Photo/Illutration A Japan Coast Guard patrol vessel searches for missing GSDF crew members near Miyakojima island in Okinawa Prefecture on April 7. (Tatsuya Shimada)

Parts of a crashed Ground Self-Defense Force helicopter were found off the coast of Miyakojima island in Okinawa Prefecture, but the 10 people aboard the aircraft remain missing, officials said April 7.

Patrol vessels of the 11th Regional Coast Guard Headquarters in Naha have discovered several floating objects, including a slide door bearing the words for “GSDF” and an unused folded emergency lifeboat with a serial number that matched the one carried by the missing UH-60JA multipurpose helicopter.

Other parts were apparently rotor blades and pieces from the front body of the aircraft, the officials said.

Some of the objects were shown to the media later in the day.

The helicopter disappeared in the late afternoon of April 6.

The Defense Ministry initially said the chopper went missing near the east coast of Ikemajima island.

But after analyzing radar information and the places where the floating objects were found, the ministry on April 7 said the helicopter likely crashed in waters southwest of Ikemajima island.

The ministry said the revision has not affected the ongoing search and rescue efforts.

“We will continue to do our utmost to search for the (crew),” Defense Minister Yasukazu Hamada said at a news conference on April 7.

A Coast Guard official said visual searches were limited on April 7 because of bad weather in the surrounding waters.

“We are searching by using every means possible, including radar, searchlights and infrared cameras,” the official said.

The GSDF has grounded all 40 of its UH-60JA helicopters.

The missing helicopter had just undergone a regular inspection from March 20 to 28 and completed a safety test flight, the ministry said.

Such inspections are conducted after every 50 flight hours.

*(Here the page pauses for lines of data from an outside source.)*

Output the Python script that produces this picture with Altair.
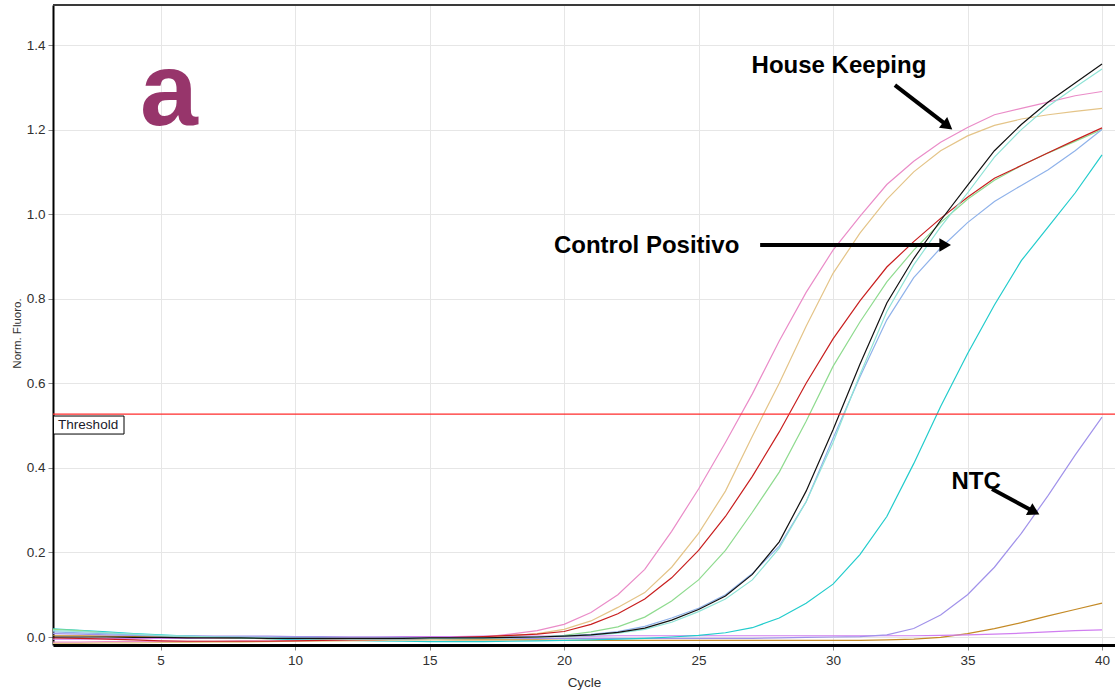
import math
import altair as alt
import pandas as pd

# ---- amplification data (normalised fluorescence per cycle) ----
cycles = list(range(1, 41))

pink = [-0.012, -0.012, -0.011, -0.011, -0.010, -0.010, -0.010, -0.009, -0.009, -0.008,
        -0.008, -0.007, -0.006, -0.005, -0.004, -0.003, 0.0, 0.007, 0.015, 0.03,
        0.058, 0.10, 0.16, 0.25, 0.35, 0.46, 0.575, 0.70, 0.815, 0.915,
        0.995, 1.07, 1.125, 1.17, 1.205, 1.235, 1.25, 1.265, 1.28, 1.29]
tan = [-0.015, -0.015, -0.014, -0.014, -0.013, -0.013, -0.012, -0.012, -0.011, -0.010,
       -0.010, -0.009, -0.008, -0.007, -0.006, -0.004, -0.002, 0.003, 0.008, 0.018,
       0.038, 0.07, 0.105, 0.165, 0.245, 0.345, 0.475, 0.60, 0.735, 0.86,
       0.955, 1.035, 1.10, 1.15, 1.185, 1.21, 1.225, 1.235, 1.243, 1.25]
red = [-0.002, -0.003, -0.005, -0.007, -0.009, -0.010, -0.010, -0.010, -0.010, -0.009,
       -0.008, -0.007, -0.006, -0.005, -0.003, -0.001, 0.001, 0.004, 0.007, 0.013,
       0.03, 0.055, 0.09, 0.14, 0.205, 0.285, 0.38, 0.485, 0.60, 0.705,
       0.795, 0.875, 0.935, 0.99, 1.04, 1.085, 1.115, 1.145, 1.175, 1.204]
green = [0.018, 0.015, 0.010, 0.006, 0.003, 0.001, -0.001, -0.002, -0.003, -0.003,
         -0.004, -0.004, -0.004, -0.003, -0.003, -0.002, -0.002, -0.001, 0.0, 0.004,
         0.012, 0.024, 0.047, 0.085, 0.135, 0.205, 0.295, 0.39, 0.51, 0.64,
         0.745, 0.84, 0.915, 0.98, 1.035, 1.08, 1.115, 1.145, 1.172, 1.2]
blue = [0.012, 0.010, 0.008, 0.005, 0.003, 0.002, 0.001, 0.0, -0.001, -0.002,
        -0.002, -0.003, -0.003, -0.003, -0.003, -0.002, -0.002, -0.001, 0.0, 0.003,
        0.006, 0.013, 0.025, 0.045, 0.068, 0.10, 0.15, 0.215, 0.32, 0.47,
        0.615, 0.75, 0.85, 0.92, 0.98, 1.03, 1.068, 1.105, 1.15, 1.2]
aqua = [0.015, 0.013, 0.010, 0.007, 0.004, 0.002, 0.0, -0.001, -0.002, -0.003,
        -0.004, -0.005, -0.005, -0.005, -0.004, -0.004, -0.003, -0.002, 0.0, 0.002,
        0.004, 0.009, 0.018, 0.035, 0.06, 0.09, 0.135, 0.21, 0.32, 0.46,
        0.62, 0.77, 0.88, 0.97, 1.05, 1.135, 1.2, 1.255, 1.3, 1.343]
cyan = [0.019, 0.016, 0.012, 0.008, 0.005, 0.002, 0.0, -0.002, -0.004, -0.006,
        -0.007, -0.008, -0.009, -0.010, -0.011, -0.011, -0.011, -0.010, -0.009, -0.008,
        -0.007, -0.005, -0.003, 0.0, 0.004, 0.010, 0.022, 0.045, 0.08, 0.125,
        0.195, 0.285, 0.41, 0.545, 0.67, 0.785, 0.89, 0.97, 1.05, 1.14]
lavender = [0.008, 0.007, 0.005, 0.004, 0.003, 0.003, 0.002, 0.002, 0.002, 0.001,
            0.001, 0.0, 0.0, -0.001, -0.002, -0.003, -0.003, -0.003, -0.003, -0.003,
            -0.003, -0.003, -0.003, -0.003, -0.003, -0.003, -0.003, -0.002, -0.001, 0.0,
            0.001, 0.005, 0.02, 0.052, 0.10, 0.165, 0.245, 0.335, 0.43, 0.52]
brown = [0.003, 0.003, 0.002, 0.001, 0.0, -0.001, -0.002, -0.003, -0.004, -0.004,
         -0.005, -0.005, -0.006, -0.006, -0.006, -0.007, -0.007, -0.007, -0.007, -0.008,
         -0.008, -0.008, -0.008, -0.008, -0.008, -0.008, -0.008, -0.008, -0.008, -0.008,
         -0.008, -0.007, -0.005, -0.001, 0.008, 0.02, 0.034, 0.05, 0.065, 0.08]
violet = [-0.005, -0.005, -0.004, -0.004, -0.003, -0.003, -0.002, -0.002, -0.001, -0.001,
          0.0, 0.0, 0.0, 0.001, 0.001, 0.001, 0.002, 0.002, 0.002, 0.002,
          0.002, 0.003, 0.003, 0.003, 0.003, 0.003, 0.003, 0.003, 0.003, 0.003,
          0.003, 0.003, 0.003, 0.004, 0.005, 0.007, 0.009, 0.012, 0.015, 0.017]
black = [0.0, 0.0, 0.0, -0.001, -0.001, -0.002, -0.002, -0.002, -0.003, -0.003,
         -0.003, -0.003, -0.003, -0.003, -0.002, -0.002, -0.002, -0.001, 0.0, 0.002,
         0.005, 0.011, 0.021, 0.04, 0.065, 0.097, 0.148, 0.225, 0.345, 0.49,
         0.645, 0.79, 0.895, 0.985, 1.068, 1.15, 1.212, 1.265, 1.31, 1.355]

sample_names = ["M01", "M02", "M03", "M04", "M05", "M06",
                "M07", "M08", "M09", "M10", "M11"]
sample_values = [brown, violet, lavender, cyan, pink, tan, green, red, blue, aqua, black]
sample_colors = ["#c48a26", "#d07ef0", "#a192ea", "#22cccc", "#ea8cc8", "#e4c488",
                 "#8fdb8f", "#c81e1e", "#8fb2ea", "#8fe3d6", "#111111"]

threshold = 0.527

# annotation labels and arrows (data units)
note_text = ["House Keeping", "Control Positivo", "NTC"]
note_x = [30.22, 23.07, 35.32]
note_y = [1.334, 0.909, 0.351]
arrow_x0 = [32.30, 27.29, 35.91]
arrow_y0 = [1.305, 0.927, 0.350]
arrow_x1 = [34.46, 34.42, 37.70]
arrow_y1 = [1.199, 0.927, 0.2885]
arrow_angle = [37.8, 0.0, 28.4]

panel_letter = "a"
panel_x = 5.31
panel_y = 1.211

thr_box_x = [1.02, 3.64]
thr_box_y = [0.5226, 0.480]
thr_text_x = 1.19
thr_text_y = 0.5013

x_ticks = [5, 10, 15, 20, 25, 30, 35, 40]
y_ticks = [0.0, 0.2, 0.4, 0.6, 0.8, 1.0, 1.2, 1.4]

# ---- layout ----
PLOT_W, PLOT_H = 1062, 640
X_MIN, X_MAX = 1.0, 40.483
Y_MIN, Y_MAX = -0.0189, 1.4946
FONT = "Liberation Sans"

rows = []
for name, vals in zip(sample_names, sample_values):
    assert len(vals) == len(cycles)
    for c, v in zip(cycles, vals):
        rows.append({"cycle": c, "fluoro": v, "sample": name})
curves = pd.DataFrame(rows)

x_scale = alt.Scale(domain=[X_MIN, X_MAX], nice=False, zero=False)
y_scale = alt.Scale(domain=[Y_MIN, Y_MAX], nice=False, zero=False)

x_axis = alt.Axis(values=x_ticks, title="Cycle", grid=True, gridColor="#e6e6e6",
                  domainColor="#000000", domainWidth=3, tickColor="#8a8a8a",
                  tickSize=5, labelFont=FONT, labelFontSize=13.5, labelColor="#303030",
                  labelPadding=3, titleFont=FONT, titleFontSize=13.5,
                  titleFontWeight="normal", titleColor="#303030",
                  titleX=531, titleY=37, titleBaseline="middle")
y_axis = alt.Axis(values=y_ticks, format=".1f", title="Norm. Fluoro.", grid=True,
                  gridColor="#e6e6e6", domainColor="#000000", domainWidth=2,
                  tickColor="#8a8a8a", tickSize=5, labelFont=FONT, labelFontSize=13.5,
                  labelColor="#303030", labelPadding=3, titleFont=FONT,
                  titleFontSize=11.5, titleFontWeight="normal", titleColor="#303030",
                  titleX=-36, titleY=328, titleBaseline="middle")

lines = alt.Chart(curves).mark_line(strokeWidth=1.2, clip=True).encode(
    x=alt.X("cycle:Q", scale=x_scale, axis=x_axis),
    y=alt.Y("fluoro:Q", scale=y_scale, axis=y_axis),
    color=alt.Color("sample:N", scale=alt.Scale(domain=sample_names, range=sample_colors),
                    legend=None),
    order=alt.Order("cycle:Q"),
)

thr_df = pd.DataFrame({"y": [threshold]})
thr_line = alt.Chart(thr_df).mark_rule(color="#ff2b2b", strokeWidth=1.2).encode(
    y=alt.Y("y:Q", scale=y_scale)
)

box_df = pd.DataFrame({"x": [thr_box_x[0]], "x2": [thr_box_x[1]],
                       "y": [thr_box_y[0]], "y2": [thr_box_y[1]]})
thr_box = alt.Chart(box_df).mark_rect(fill="#ffffff", stroke="#000000",
                                      strokeWidth=1).encode(
    x=alt.X("x:Q", scale=x_scale), x2="x2:Q",
    y=alt.Y("y:Q", scale=y_scale), y2="y2:Q",
)
thr_label = alt.Chart(pd.DataFrame({"x": [thr_text_x], "y": [thr_text_y],
                                    "t": ["Threshold"]})).mark_text(
    align="left", baseline="middle", font=FONT, fontSize=13.5, color="#1a1a2a"
).encode(x=alt.X("x:Q", scale=x_scale), y=alt.Y("y:Q", scale=y_scale), text="t:N")

letter = alt.Chart(pd.DataFrame({"x": [panel_x], "y": [panel_y],
                                 "t": [panel_letter]})).mark_text(
    align="center", baseline="alphabetic", font=FONT, fontSize=104,
    fontWeight="bold", color="#97356b"
).encode(x=alt.X("x:Q", scale=x_scale), y=alt.Y("y:Q", scale=y_scale), text="t:N")

notes = alt.Chart(pd.DataFrame({"x": note_x, "y": note_y, "t": note_text})).mark_text(
    align="center", baseline="alphabetic", font=FONT, fontSize=24,
    fontWeight="bold", color="#000000"
).encode(x=alt.X("x:Q", scale=x_scale), y=alt.Y("y:Q", scale=y_scale), text="t:N")

# arrow shafts stop at the centre of the head; heads are rotated triangles
HEAD_SIZE = 180
ppc = PLOT_W / (X_MAX - X_MIN)
ppu = PLOT_H / (Y_MAX - Y_MIN)
head_r = math.sqrt(HEAD_SIZE) / 2
head_x, head_y = [], []
for x1, y1, ang in zip(arrow_x1, arrow_y1, arrow_angle):
    a = math.radians(ang)
    head_x.append(x1 - head_r * math.cos(a) / ppc)
    head_y.append(y1 + head_r * math.sin(a) / ppu)

arrow_df = pd.DataFrame({"x0": arrow_x0, "y0": arrow_y0, "hx": head_x, "hy": head_y,
                         "angle": arrow_angle})
shafts = alt.Chart(arrow_df).mark_rule(color="#000000", strokeWidth=4).encode(
    x=alt.X("x0:Q", scale=x_scale), x2="hx:Q",
    y=alt.Y("y0:Q", scale=y_scale), y2="hy:Q",
)
heads = alt.Chart(arrow_df).mark_point(shape="triangle-right", filled=True,
                                       color="#000000", opacity=1,
                                       size=HEAD_SIZE).encode(
    x=alt.X("hx:Q", scale=x_scale), y=alt.Y("hy:Q", scale=y_scale),
    angle=alt.Angle("angle:Q", scale=None),
)

top_border = alt.Chart(pd.DataFrame({"k": [0]})).mark_rule(
    color="#3a3a3a", strokeWidth=2
).encode(x=alt.value(0), x2=alt.value(PLOT_W), y=alt.value(0))

chart = alt.layer(
    lines, thr_line, thr_box, thr_label, letter, notes, shafts, heads, top_border
).properties(
    width=PLOT_W, height=PLOT_H,
    autosize=alt.AutoSizeParams(type="none"),
    padding={"left": 53, "top": 5, "right": 0, "bottom": 47},
    background="#ffffff",
).configure_view(stroke=None)

chart.save("out.html", embed_options={"renderer": "svg", "actions": False})
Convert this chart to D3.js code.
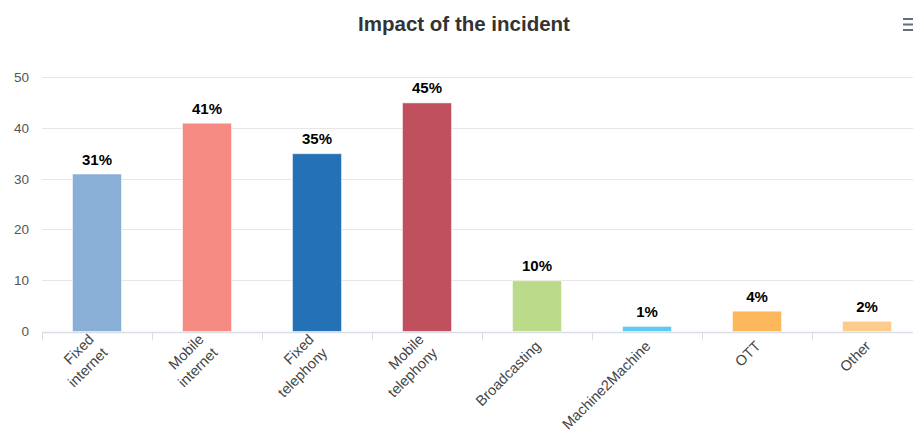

“We determined that it was an aviation accident after comprehensively judging the situation,” Gen. Yasunori Morishita, the GSDF chief of staff, said at a news conference on the night of April 6.

The helicopter that day was being used by a team conducting aerial reconnaissance to check possible dispatch areas during emergencies.

Lt. Gen. Yuichi Sakamoto, head of the GSDF’s Eighth Division, and two other senior officers, including the division’s chief of staff, who is ranked No. 3, were aboard the helicopter, according to the Defense Ministry.

Sakamoto had been promoted to the post on March 30. The other two officers were also newly appointed.

The Eighth Division, which was in charge of the missing UH-60JA helicopter, is stationed at the GSDF Vice Camp Takayubaru in Kumamoto Prefecture.

Three personnel familiar with the topography of Miyakojima island were on board to explain the area to the senior officers, the ministry said.

The other crew members were two pilots and two maintenance personnel.

The helicopter took off from the Air SDF’s Miyakojima Sub Base at 3:46 p.m. on April 6, according to the ministry.

It was scheduled to return to the base at 5:05 p.m. after flying around Miyakojima island. But the helicopter vanished from radar while flying over waters north-northwest of Miyakojima island at 3:56 p.m.

All contact with the helicopter was lost, and the ministry said it did not receive a distress signal that would automatically be transmitted if a crew member had ejected from the aircraft.

The weather at the time of the accident was clear, with a south wind of about 25 kph. The waves in the area were about 1 meter high, according to the Japan Coast Guard.

The clouds were at a level that would not have affected the flight, the ministry said.